Au moment où l’alliance des peuples latins semble plus que jamais devenir une impérieuse nécessité, après les projets d’union douanière dans la Méditerranée pouvant permettre à notre race, menacée jusque dans son berceau, de faire échec aux envahissements des Anglo-Saxons, se pose une question majeure que dans notre proverbiale et désastreuse insouciance de ce qui se passe au dehors de nos frontières, nous négligeons trop : l’alliance franco-espagnole en Afrique.
Il suffit de jeter un coup d’œil sur l’histoire diplomatique de la seconde moitié de ce siècle pour reconnaître que l’Angleterre est politiquement et commercialement, de Gibraltar à Suez, l’ennemi commun, et la voici qui commence à inonder de ses produits doublés des pacotilles germaniques les ports de la Méditerranée qui devrait n’être qu’un lac latin.
Le lecteur me pardonnera cette digression, semblant ici un hors-d’œuvre, mais en face des établissements anglais et allemands qui s’installent peu à peu sur les côtes de ce Maroc, par eux tant convoité, il est permis, même à un modeste voyageur, de pousser le cri des Romains quand ils voyaient menacer les intérêts de la patrie : Careant consules.

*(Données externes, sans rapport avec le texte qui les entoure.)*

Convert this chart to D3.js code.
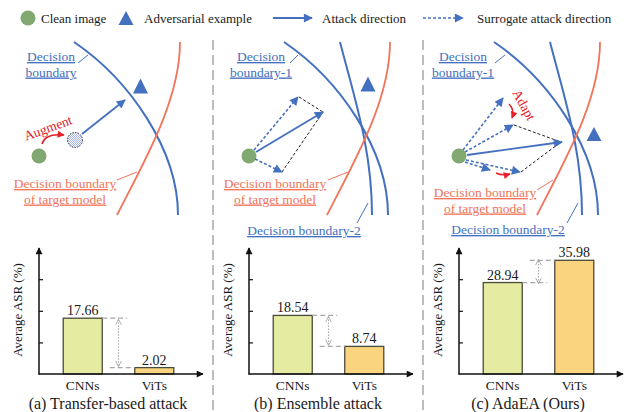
<!DOCTYPE html>
<html><head><meta charset="utf-8">
<script src="https://cdn.jsdelivr.net/npm/d3@7"></script>
<style>
body{margin:0;background:#fff}
svg{display:block}
text{font-family:"Liberation Serif","Times New Roman",serif}
</style>
</head><body>
<svg id="fig" width="625" height="412"></svg>
<script>
// ---- data ----
const categories = ["CNNs", "ViTs"];
const transferASR = [17.66, 2.02];
const ensembleASR = [18.54, 8.74];
const adaeaASR = [28.94, 35.98];
const yTicks = [10, 20, 30];
const captions = ["(a) Transfer-based attack", "(b) Ensemble attack", "(c) AdaEA (Ours)"];
const legendLabels = ["Clean image", "Adversarial example", "Attack direction", "Surrogate attack direction"];
const panelValues = [transferASR, ensembleASR, adaeaASR];

// ---- palette ----
const BLUE = "#4470c0", GREEN = "#80a870", RED = "#f2735a", RED2 = "#e5202a";
const GRAY = "#a8a8a8", CNN_FILL = "#e5eca2", VIT_FILL = "#fad47f", BAR_STROKE = "#4b4b3c";
const SERIF = "'Liberation Serif', 'Times New Roman', serif";

const svg = d3.select("#fig");
const defs = svg.append("defs");

function marker(id, color, w, h) {
  defs.append("marker").attr("id", id).attr("viewBox", "0 0 10 10")
    .attr("refX", 9).attr("refY", 5).attr("markerUnits", "userSpaceOnUse")
    .attr("markerWidth", w).attr("markerHeight", h).attr("orient", "auto")
    .append("path").attr("d", "M0,0 L10,5 L0,10 z").attr("fill", color);
}
marker("ab", BLUE, 11, 9);
marker("ar", RED2, 8, 7);
marker("ak", "#111", 8, 7);
defs.append("marker").attr("id", "ag").attr("viewBox", "0 0 10 10")
  .attr("refX", 9).attr("refY", 5).attr("markerUnits", "userSpaceOnUse")
  .attr("markerWidth", 7).attr("markerHeight", 7).attr("orient", "auto-start-reverse")
  .append("path").attr("d", "M1,1 L9,5 L1,9").attr("fill", "none")
  .attr("stroke", GRAY).attr("stroke-width", 1.3);

// checkered fill for the augmented sample
const pat = defs.append("pattern").attr("id", "chk").attr("patternUnits", "userSpaceOnUse")
  .attr("width", 2).attr("height", 2);
pat.append("rect").attr("width", 2).attr("height", 2).attr("fill", "#f2f5fc");
pat.append("rect").attr("width", 1).attr("height", 1).attr("fill", "#a9b9e3");
pat.append("rect").attr("x", 1).attr("y", 1).attr("width", 1).attr("height", 1).attr("fill", "#a9b9e3");

const tri = (cx, cy, w, h) => `M${cx},${cy - h / 2} L${cx + w / 2},${cy + h / 2} L${cx - w / 2},${cy + h / 2} Z`;
const cubic = (p, dx) => `M${p[0][0] + dx},${p[0][1]} C${p[1][0] + dx},${p[1][1]} ${p[2][0] + dx},${p[2][1]} ${p[3][0] + dx},${p[3][1]}`;

function arrow(g, x1, y1, x2, y2, dashed) {
  g.append("line").attr("x1", x1).attr("y1", y1).attr("x2", x2).attr("y2", y2)
    .attr("stroke", BLUE).attr("stroke-width", dashed ? 1.6 : 1.8)
    .attr("stroke-dasharray", dashed ? "3,2" : null)
    .attr("marker-end", "url(#ab)");
}
function kdash(g, x1, y1, x2, y2) {
  g.append("line").attr("x1", x1).attr("y1", y1).attr("x2", x2).attr("y2", y2)
    .attr("stroke", "#222").attr("stroke-width", 1).attr("stroke-dasharray", "3,2");
}
function label(g, lines, cx, y0, color, size) {
  lines.forEach((t, i) => g.append("text").attr("x", cx).attr("y", y0 + i * 15.5)
    .attr("text-anchor", "middle").attr("font-size", size || 13.5).attr("fill", color)
    .attr("text-decoration", "underline").text(t));
}
function connector(g, x1, y1, x2, y2, color) {
  g.append("line").attr("x1", x1).attr("y1", y1).attr("x2", x2).attr("y2", y2)
    .attr("stroke", color).attr("stroke-width", 1);
}

// ---- legend ----
const lg = svg.append("g");
lg.append("circle").attr("cx", 28).attr("cy", 18).attr("r", 7.5).attr("fill", GREEN);
lg.append("path").attr("d", tri(126, 18, 15, 14)).attr("fill", BLUE);
arrow(lg, 273, 18, 312, 18, false);
arrow(lg, 423, 18, 463, 18, true);
[[41, 0], [144, 1], [322, 2], [477, 3]].forEach(([x, i]) =>
  lg.append("text").attr("x", x).attr("y", 22.5).attr("font-size", 13).attr("fill", "#1a1a1a").text(legendLabels[i]));

// ---- panel separators ----
[213, 423].forEach(x => svg.append("line").attr("x1", x).attr("x2", x).attr("y1", 40).attr("y2", 412)
  .attr("stroke", GRAY).attr("stroke-width", 1.5).attr("stroke-dasharray", "10,5"));

// ---- decision-boundary sketches ----
const boundary1 = [[74, 42], [130, 80], [178, 150], [178, 215]];
const targetBoundary = [[180, 42], [180, 100], [145, 160], [117, 215]];
const boundary2 = [[130, 42], [145, 100], [162, 150], [162, 215]];

const dg = svg.append("g");
[0, 210, 420].forEach((dx, p) => {
  dg.append("path").attr("d", cubic(boundary1, dx)).attr("fill", "none").attr("stroke", BLUE).attr("stroke-width", 2);
  if (p > 0) dg.append("path").attr("d", cubic(boundary2, dx)).attr("fill", "none").attr("stroke", BLUE).attr("stroke-width", 2);
  dg.append("path").attr("d", cubic(targetBoundary, dx)).attr("fill", "none").attr("stroke", RED).attr("stroke-width", 1.8);
});

// panel (a)
label(dg, ["Decision", "boundary"], 51, 61, BLUE);
connector(dg, 78, 63, 88, 55, BLUE);
label(dg, ["Decision boundary", "of target model"], 65, 188, RED);
connector(dg, 117, 180, 137, 172, RED);
dg.append("path").attr("d", tri(140.5, 86, 15, 15)).attr("fill", BLUE);
dg.append("circle").attr("cx", 39).attr("cy", 156).attr("r", 7.5).attr("fill", GREEN);
dg.append("circle").attr("cx", 75).attr("cy", 140).attr("r", 7.5).attr("fill", "url(#chk)")
  .attr("stroke", "#333").attr("stroke-width", 1).attr("stroke-dasharray", "1.5,1.2");
arrow(dg, 82, 134, 125, 100, false);
dg.append("path").attr("d", "M42,144 Q45,133 64,135").attr("fill", "none")
  .attr("stroke", RED2).attr("stroke-width", 1.5).attr("marker-end", "url(#ar)");
dg.append("text").attr("transform", "translate(48,128) rotate(-20)").attr("text-anchor", "middle")
  .attr("dominant-baseline", "central").attr("font-size", 13.5).attr("fill", RED2).text("Augment");

// panel (b)
label(dg, ["Decision", "boundary-1"], 261, 61, BLUE);
connector(dg, 290, 63, 298, 55, BLUE);
label(dg, ["Decision boundary", "of target model"], 275, 188, RED);
connector(dg, 328, 180, 348, 172, RED);
label(dg, ["Decision boundary-2"], 304, 235, BLUE);
connector(dg, 357, 223, 368, 203, BLUE);
dg.append("path").attr("d", tri(368, 84, 15, 15)).attr("fill", BLUE);
kdash(dg, 299, 97, 323, 112);
kdash(dg, 282, 172, 323, 112);
dg.append("circle").attr("cx", 249).attr("cy", 156).attr("r", 7.5).attr("fill", GREEN);
arrow(dg, 254, 150, 298, 97, true);
arrow(dg, 255, 159, 282, 172, true);
arrow(dg, 256, 152, 323, 112, false);

// panel (c)
label(dg, ["Decision", "boundary-1"], 463, 61, BLUE);
connector(dg, 495, 63, 505, 55, BLUE);
label(dg, ["Decision boundary", "of target model"], 485, 197, RED);
connector(dg, 537, 190, 553, 180, RED);
label(dg, ["Decision boundary-2"], 508, 234, BLUE);
connector(dg, 567, 223, 578, 203, BLUE);
dg.append("path").attr("d", tri(594, 134, 15, 14)).attr("fill", BLUE);
kdash(dg, 514, 125, 561, 142);
kdash(dg, 521, 172, 561, 142);
dg.append("circle").attr("cx", 459).attr("cy", 156).attr("r", 7.5).attr("fill", GREEN);
arrow(dg, 463, 150, 503, 98, true);
arrow(dg, 465, 152, 513, 125, true);
arrow(dg, 466, 160, 520, 172, true);
arrow(dg, 465, 162, 490, 170, true);
arrow(dg, 467, 155, 562, 142, false);
dg.append("path").attr("d", "M509,104 Q515,110 512,118").attr("fill", "none")
  .attr("stroke", RED2).attr("stroke-width", 1.5).attr("marker-end", "url(#ar)");
dg.append("path").attr("d", "M496,173 Q502,176 510,174").attr("fill", "none")
  .attr("stroke", RED2).attr("stroke-width", 1.5).attr("marker-end", "url(#ar)");
dg.append("text").attr("transform", "translate(524,105) rotate(61)").attr("text-anchor", "middle")
  .attr("dominant-baseline", "central").attr("font-size", 13.5).attr("fill", RED2).text("Adapt");

// ---- bar charts ----
const y = d3.scaleLinear().domain([0, 40]).range([374, 247.6]);
panelValues.forEach((vals, p) => {
  const ax = 39 + 210 * p;
  const g = svg.append("g");
  const x = d3.scaleBand().domain(categories).range([ax + 8, ax + 151])
    .paddingInner(0.4545).paddingOuter(0.227);

  // bars
  g.selectAll("rect.bar").data(categories).join("rect").attr("class", "bar")
    .attr("x", d => x(d)).attr("width", x.bandwidth())
    .attr("y", (d, i) => y(vals[i])).attr("height", (d, i) => y(0) - y(vals[i]))
    .attr("fill", (d, i) => i === 0 ? CNN_FILL : VIT_FILL)
    .attr("stroke", BAR_STROKE).attr("stroke-width", 1.3);
  g.selectAll("text.val").data(categories).join("text").attr("class", "val")
    .attr("x", d => x(d) + x.bandwidth() / 2).attr("y", (d, i) => y(vals[i]) - 3)
    .attr("text-anchor", "middle").attr("font-size", 14).attr("fill", "#1a1a1a")
    .text((d, i) => vals[i].toFixed(2));

  // gap markers between the two bars
  const cR = x(categories[0]) + x.bandwidth(), vL = x(categories[1]);
  const mid = (cR + vL) / 2;
  g.append("line").attr("x1", cR).attr("x2", cR + 25).attr("y1", y(vals[0])).attr("y2", y(vals[0]))
    .attr("stroke", GRAY).attr("stroke-width", 1.2).attr("stroke-dasharray", "5,3");
  g.append("line").attr("x1", vL - 25).attr("x2", vL).attr("y1", y(vals[1])).attr("y2", y(vals[1]))
    .attr("stroke", GRAY).attr("stroke-width", 1.2).attr("stroke-dasharray", "5,3");
  g.append("line").attr("x1", mid).attr("x2", mid).attr("y1", y(vals[0]) + 1).attr("y2", y(vals[1]) - 1)
    .attr("stroke", GRAY).attr("stroke-width", 1.1).attr("stroke-dasharray", "1.5,1.5")
    .attr("marker-start", "url(#ag)").attr("marker-end", "url(#ag)");

  // axes
  const yAx = g.append("g").attr("transform", `translate(${ax},0)`)
    .call(d3.axisLeft(y).tickValues(yTicks).tickSize(-4).tickFormat(""));
  yAx.select(".domain").remove();
  yAx.selectAll("line").attr("stroke", "#111").attr("stroke-width", 1.2);
  g.append("line").attr("x1", ax).attr("x2", ax).attr("y1", y(0) + 0.5).attr("y2", 248)
    .attr("stroke", "#111").attr("stroke-width", 1.5).attr("marker-end", "url(#ak)");
  g.append("line").attr("x1", ax - 0.5).attr("x2", ax + 164).attr("y1", y(0)).attr("y2", y(0))
    .attr("stroke", "#111").attr("stroke-width", 1.5).attr("marker-end", "url(#ak)");
  const xAx = g.append("g").attr("transform", `translate(0,${y(0)})`)
    .call(d3.axisBottom(x).tickSize(0).tickPadding(6));
  xAx.select(".domain").remove();
  xAx.selectAll("text").attr("font-size", 13.5).attr("fill", "#1a1a1a");

  g.append("text").attr("transform", `translate(${ax - 17},310) rotate(-90)`)
    .attr("text-anchor", "middle").attr("font-size", 13).attr("fill", "#1a1a1a").text("Average ASR (%)");
  g.append("text").attr("x", 108 + 210 * p).attr("y", 408.5).attr("text-anchor", "middle")
    .attr("font-size", 16).attr("fill", "#1a1a1a").text(captions[p]);
});

// every label uses the serif face
svg.selectAll("text").style("font-family", SERIF);
</script>
</body></html>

Nous devisions de ces choses sous les arbres qui font à la plage de Deva une délicieuse avenue et j’écoutais la parole claire et précise du vaillant capitaine espagnol, familier avec notre langue, comme si au lieu d’être né sur les bords du Mançanarès il l’était sur ceux de la Seine. La nuit tombait, les jolies hospederias de la vieille bourgade s’allumaient et les señoras, tête nue ou en mantille, se promenaient par groupes, respirant la brise marine en attendant le dîner, que, pour laisser plus de loisirs aux baigneurs, on ne sert pas avant neuf heures du soir ; et nous parlâmes longtemps de cette Afrique aimée, du Maroc si peu connu, dernière épave de l’Orient, du Sahara où le jeune gouverneur allait retourner bientôt pour établir de nouvelles relations avec les chefs des oasis et continuer l’impulsion commencée dans le commerce d’échanges entre les tribus de l’Adrar et les comptoirs espagnols, dédommager l’Espagne des Carolines !
Le lendemain matin, nous partîmes de bonne heure, et comme nous nous étions détournés de notre itinéraire, nous dûmes prendre le coche qui nous transportait à Asconia, non loin de Loyola, la patrie de saint Ignace. Et, huchés sur l’impériale, une sœur de charité à notre droite et un prêtre à notre gauche, nous dîmes adieu au capitaine Bonelli, à Deva, à sa jolie plage, à la mer que nous ne devions revoir que deux mois plus tard, sur la côte méridionale, et nous nous enfonçâmes dans la montagne, au galop de six mules étiques qu’excitaient les furieux coups du ragal et les terribles jurons du cocher.